Synthesys provides support for the Chinese (Simplified and Traditional) languages and a numbed of additional languages are to be released soon. Synthesys performs all of its functions natively in each language, including the data ingestion functions, the analytics functions, and the data query functions. Synthesys is “trained” to understand the structure of new languages with a guided examination of a small sample set of representative documents in that language. Once this brief training is completed Synthesys proceeds with it’s approach of entity oriented analytics with an awareness of a new language. This approach is not dissimilar to teaching a person a new language based on structure and then letting them understand the meaning of words based on their usage in context.

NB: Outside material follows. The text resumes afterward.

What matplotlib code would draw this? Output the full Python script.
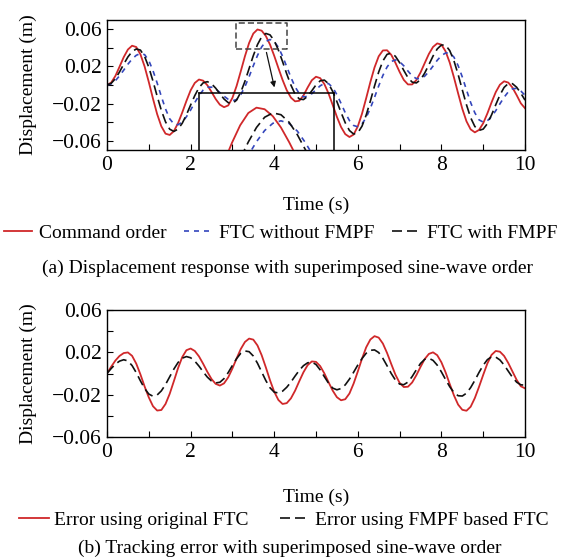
import matplotlib
matplotlib.use("Agg")
import matplotlib.pyplot as plt
from matplotlib.lines import Line2D

plt.rcParams['font.family'] = ['Liberation Serif', 'DejaVu Serif']
plt.rcParams['axes.unicode_minus'] = True

# time axis, 0 to 10 s in 0.1 s steps
t = [i / 10 for i in range(101)]

# (a) displacement response (m)
command_order = [
    0.0000, 0.0026, 0.0097, 0.0197, 0.0300, 0.0382, 0.0423, 0.0409, 0.0330, 0.0199,
    0.0032, -0.0147, -0.0314, -0.0445, -0.0524, -0.0538, -0.0497, -0.0411, -0.0296, -0.0172,
    -0.0058, 0.0022, 0.0059, 0.0047, -0.0002, -0.0074, -0.0151, -0.0212, -0.0239, -0.0220,
    -0.0139, -0.0011, 0.0147, 0.0310, 0.0453, 0.0554, 0.0598, 0.0585, 0.0528, 0.0435,
    0.0315, 0.0183, 0.0055, -0.0056, -0.0136, -0.0176, -0.0170, -0.0113, -0.0027, 0.0051,
    0.0089, 0.0074, 0.0010, -0.0091, -0.0216, -0.0343, -0.0453, -0.0529, -0.0560, -0.0534,
    -0.0446, -0.0310, -0.0143, 0.0031, 0.0189, 0.0309, 0.0372, 0.0374, 0.0325, 0.0239,
    0.0141, 0.0055, 0.0006, 0.0006, 0.0052, 0.0134, 0.0235, 0.0334, 0.0410, 0.0448,
    0.0435, 0.0363, 0.0240, 0.0082, -0.0090, -0.0256, -0.0391, -0.0478, -0.0510, -0.0484,
    -0.0412, -0.0306, -0.0187, -0.0077, 0.0003, 0.0040, 0.0026, -0.0028, -0.0109, -0.0197,
    -0.0250]
ftc_without = [
    0.0000, 0.0012, 0.0046, 0.0099, 0.0160, 0.0224, 0.0279, 0.0320, 0.0339, 0.0327,
    0.0263, 0.0155, 0.0021, -0.0124, -0.0258, -0.0364, -0.0420, -0.0428, -0.0399, -0.0342,
    -0.0270, -0.0189, -0.0115, -0.0055, -0.0024, -0.0023, -0.0044, -0.0081, -0.0121, -0.0154,
    -0.0170, -0.0157, -0.0104, -0.0017, 0.0090, 0.0207, 0.0318, 0.0410, 0.0469, 0.0490,
    0.0468, 0.0406, 0.0310, 0.0197, 0.0082, -0.0020, -0.0093, -0.0128, -0.0123, -0.0094,
    -0.0050, -0.0009, 0.0017, 0.0015, -0.0027, -0.0104, -0.0199, -0.0299, -0.0383, -0.0436,
    -0.0450, -0.0420, -0.0351, -0.0251, -0.0133, -0.0010, 0.0103, 0.0194, 0.0253, 0.0270,
    0.0251, 0.0207, 0.0150, 0.0098, 0.0069, 0.0068, 0.0095, 0.0144, 0.0204, 0.0266,
    0.0316, 0.0345, 0.0346, 0.0300, 0.0209, 0.0086, -0.0053, -0.0189, -0.0300, -0.0375,
    -0.0400, -0.0385, -0.0341, -0.0277, -0.0203, -0.0132, -0.0074, -0.0041, -0.0036, -0.0065,
    -0.0110]
ftc_with = [
    0.0000, 0.0018, 0.0068, 0.0141, 0.0224, 0.0302, 0.0360, 0.0388, 0.0376, 0.0307,
    0.0191, 0.0042, -0.0121, -0.0273, -0.0397, -0.0476, -0.0500, -0.0475, -0.0412, -0.0321,
    -0.0216, -0.0114, -0.0029, 0.0023, 0.0036, 0.0014, -0.0034, -0.0094, -0.0151, -0.0190,
    -0.0200, -0.0163, -0.0078, 0.0040, 0.0178, 0.0316, 0.0435, 0.0519, 0.0555, 0.0540,
    0.0478, 0.0377, 0.0252, 0.0119, -0.0001, -0.0098, -0.0151, -0.0157, -0.0122, -0.0062,
    0.0001, 0.0045, 0.0053, 0.0014, -0.0070, -0.0179, -0.0296, -0.0407, -0.0490, -0.0528,
    -0.0515, -0.0444, -0.0325, -0.0174, -0.0011, 0.0140, 0.0259, 0.0330, 0.0343, 0.0309,
    0.0241, 0.0157, 0.0079, 0.0031, 0.0022, 0.0056, 0.0128, 0.0218, 0.0312, 0.0388,
    0.0431, 0.0429, 0.0370, 0.0261, 0.0114, -0.0052, -0.0213, -0.0352, -0.0447, -0.0489,
    -0.0475, -0.0416, -0.0322, -0.0213, -0.0108, -0.0026, 0.0016, 0.0014, -0.0024, -0.0088,
    -0.0163]

# (b) tracking error (m)
err_original = [
    0.0000, 0.0064, 0.0122, 0.0166, 0.0193, 0.0199, 0.0167, 0.0093, -0.0009, -0.0123,
    -0.0226, -0.0309, -0.0350, -0.0345, -0.0288, -0.0192, -0.0072, 0.0051, 0.0155, 0.0220,
    0.0236, 0.0213, 0.0162, 0.0092, 0.0016, -0.0052, -0.0098, -0.0114, -0.0093, -0.0036,
    0.0047, 0.0142, 0.0231, 0.0298, 0.0330, 0.0320, 0.0265, 0.0173, 0.0058, -0.0064,
    -0.0172, -0.0250, -0.0288, -0.0280, -0.0235, -0.0162, -0.0073, 0.0012, 0.0079, 0.0114,
    0.0110, 0.0070, 0.0001, -0.0082, -0.0162, -0.0224, -0.0253, -0.0243, -0.0189, -0.0095,
    0.0019, 0.0139, 0.0247, 0.0321, 0.0353, 0.0339, 0.0283, 0.0194, 0.0090, -0.0011,
    -0.0088, -0.0128, -0.0125, -0.0085, -0.0017, 0.0062, 0.0136, 0.0185, 0.0200, 0.0173,
    0.0106, 0.0011, -0.0100, -0.0207, -0.0294, -0.0343, -0.0352, -0.0314, -0.0232, -0.0126,
    -0.0013, 0.0095, 0.0176, 0.0213, 0.0206, 0.0166, 0.0099, 0.0019, -0.0060, -0.0121,
    -0.0140]
err_fmpf = [
    0.0000, 0.0047, 0.0088, 0.0117, 0.0130, 0.0119, 0.0075, 0.0008, -0.0070, -0.0142,
    -0.0194, -0.0215, -0.0203, -0.0164, -0.0104, -0.0031, 0.0042, 0.0104, 0.0145, 0.0160,
    0.0149, 0.0117, 0.0070, 0.0016, -0.0034, -0.0071, -0.0089, -0.0083, -0.0048, 0.0009,
    0.0076, 0.0140, 0.0191, 0.0213, 0.0206, 0.0165, 0.0097, 0.0015, -0.0067, -0.0135,
    -0.0176, -0.0184, -0.0167, -0.0130, -0.0081, -0.0024, 0.0030, 0.0074, 0.0101, 0.0108,
    0.0085, 0.0034, -0.0030, -0.0092, -0.0138, -0.0154, -0.0142, -0.0107, -0.0053, 0.0012,
    0.0080, 0.0141, 0.0191, 0.0219, 0.0223, 0.0198, 0.0143, 0.0073, 0.0000, -0.0062,
    -0.0100, -0.0106, -0.0081, -0.0029, 0.0035, 0.0095, 0.0134, 0.0144, 0.0124, 0.0079,
    0.0015, -0.0057, -0.0125, -0.0180, -0.0210, -0.0213, -0.0186, -0.0133, -0.0065, 0.0010,
    0.0078, 0.0131, 0.0158, 0.0155, 0.0128, 0.0080, 0.0022, -0.0036, -0.0082, -0.0107,
    -0.0110]

x_ticks = list(range(11))
x_labels = [str(v) if v % 2 == 0 else '' for v in x_ticks]
y_ticks = [-0.06, -0.04, -0.02, 0.0, 0.02, 0.04, 0.06]
y_labels = ['\u22120.06', '', '\u22120.02', '', '0.02', '', '0.06']

RED = '#d0282a'
BLUE = '#3446bc'
BLK = '#111111'
TICK_FS = 15.5
LAB_FS = 14

fig = plt.figure(figsize=(5.68, 5.6), dpi=100)


def style_axes(ax, ylim):
    ax.set_xlim(0, 10)
    ax.set_ylim(*ylim)
    ax.set_xticks(x_ticks)
    ax.set_xticklabels(x_labels, fontsize=TICK_FS)
    ax.set_yticks(y_ticks)
    ax.set_yticklabels(y_labels, fontsize=TICK_FS)
    ax.tick_params(direction='in', length=4, width=0.8, pad=4)
    for s in ax.spines.values():
        s.set_linewidth(1.0)
    ax.set_ylabel('Displacement (m)', fontsize=LAB_FS)
    ax.yaxis.set_label_coords(-0.168, 0.5)


# ---- (a) displacement response ----
ax1 = fig.add_axes([107 / 568, 1 - 150 / 560, 418 / 568, 130 / 560])
ax1.plot(t, command_order, color=RED, lw=1.3)
ax1.plot(t, ftc_without, color=BLUE, lw=1.2, dashes=(3, 3))
ax1.plot(t, ftc_with, color=BLK, lw=1.2, dashes=(6, 3))
style_axes(ax1, (-0.07, 0.07))

# dashed box around the peak and arrow to the enlarged view
box_x = [3.09, 4.30, 4.30, 3.09, 3.09]
box_y = [0.039, 0.039, 0.0665, 0.0665, 0.039]
ax1.plot(box_x, box_y, color='#444444', lw=1.1, dashes=(4, 2))
ax1.annotate('', xy=(4.02, -0.0055), xytext=(3.80, 0.038),
             arrowprops=dict(arrowstyle='-|>', color=BLK, lw=0.9, mutation_scale=8))

ins = ax1.inset_axes([2.21, -0.07, 3.22, 0.0616], transform=ax1.transData)
ins.patch.set_alpha(0)
ins.plot(t, command_order, color=RED, lw=1.3)
ins.plot(t, ftc_without, color=BLUE, lw=1.2, dashes=(3, 3))
ins.plot(t, ftc_with, color=BLK, lw=1.2, dashes=(6, 3))
ins.set_xlim(2.9, 4.55)
ins.set_ylim(0.025, 0.072)
ins.set_xticks([])
ins.set_yticks([])
ins.spines['bottom'].set_visible(False)
for k in ['left', 'top', 'right']:
    ins.spines[k].set_linewidth(1.1)

fig.text(316 / 568, 1 - 205 / 560, 'Time (s)', ha='center', va='center', fontsize=LAB_FS)
h1 = [Line2D([], [], color=RED, lw=1.3),
      Line2D([], [], color=BLUE, lw=1.2, dashes=(3, 3)),
      Line2D([], [], color=BLK, lw=1.2, dashes=(6, 3))]
fig.legend(h1, ['Command order', 'FTC without FMPF', 'FTC with FMPF'],
           loc='center', bbox_to_anchor=(281 / 568, 1 - 233 / 560), ncol=3,
           frameon=False, fontsize=LAB_FS, handlelength=1.4, handletextpad=0.4,
           columnspacing=0.9, borderpad=0)
fig.text(287 / 568, 1 - 268 / 560, '(a) Displacement response with superimposed sine-wave order',
         ha='center', va='center', fontsize=LAB_FS)

# ---- (b) tracking error ----
ax2 = fig.add_axes([107 / 568, 1 - 437 / 560, 418 / 568, 127 / 560])
ax2.plot(t, err_original, color=RED, lw=1.3)
ax2.plot(t, err_fmpf, color=BLK, lw=1.2, dashes=(6, 3))
style_axes(ax2, (-0.06, 0.06))

fig.text(316 / 568, 1 - 497 / 560, 'Time (s)', ha='center', va='center', fontsize=LAB_FS)
h2 = [Line2D([], [], color=RED, lw=1.3),
      Line2D([], [], color=BLK, lw=1.2, dashes=(6, 3))]
fig.legend(h2, ['Error using original FTC', 'Error using FMPF based FTC'],
           loc='center', bbox_to_anchor=(284 / 568, 1 - 520 / 560), ncol=2,
           frameon=False, fontsize=LAB_FS, handlelength=1.5, handletextpad=0.3,
           columnspacing=1.6, borderpad=0)
fig.text(290 / 568, 1 - 548 / 560, '(b) Tracking error with superimposed sine-wave order',
         ha='center', va='center', fontsize=LAB_FS)

fig.savefig('out.png', dpi=100)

In order to support a wide spectrum of data ingestion and query performance requirements, the Synthesys architecture uses a combination of a clustering mechanism called Cassandra to distribute the Knowledge Base, and Hadoop map/reduce processes to perform the data ingestion/analysis. There are several benefits to using these open source technologies to provide Synthesys with distributed processing capabilities. First of all, Hadoop and Cassandra nodes can be instantiated with commodity hardware. The Hadoop/Cassandra technologies allow additional nodes to be added to the network without requiring software changes to the Synthesys software to begin using them. Additional Hadoop/Cassandra nodes are integrated into the Synthesys platform by simply changing a few configuration parameters.
In addition to Cassandra, Synthesys supports the use of HBase for providing the distributed Knowledge Base storage capability. Support for other distributed storage technologies, such as Cloudbase, are also planned for future versions of Synthesys.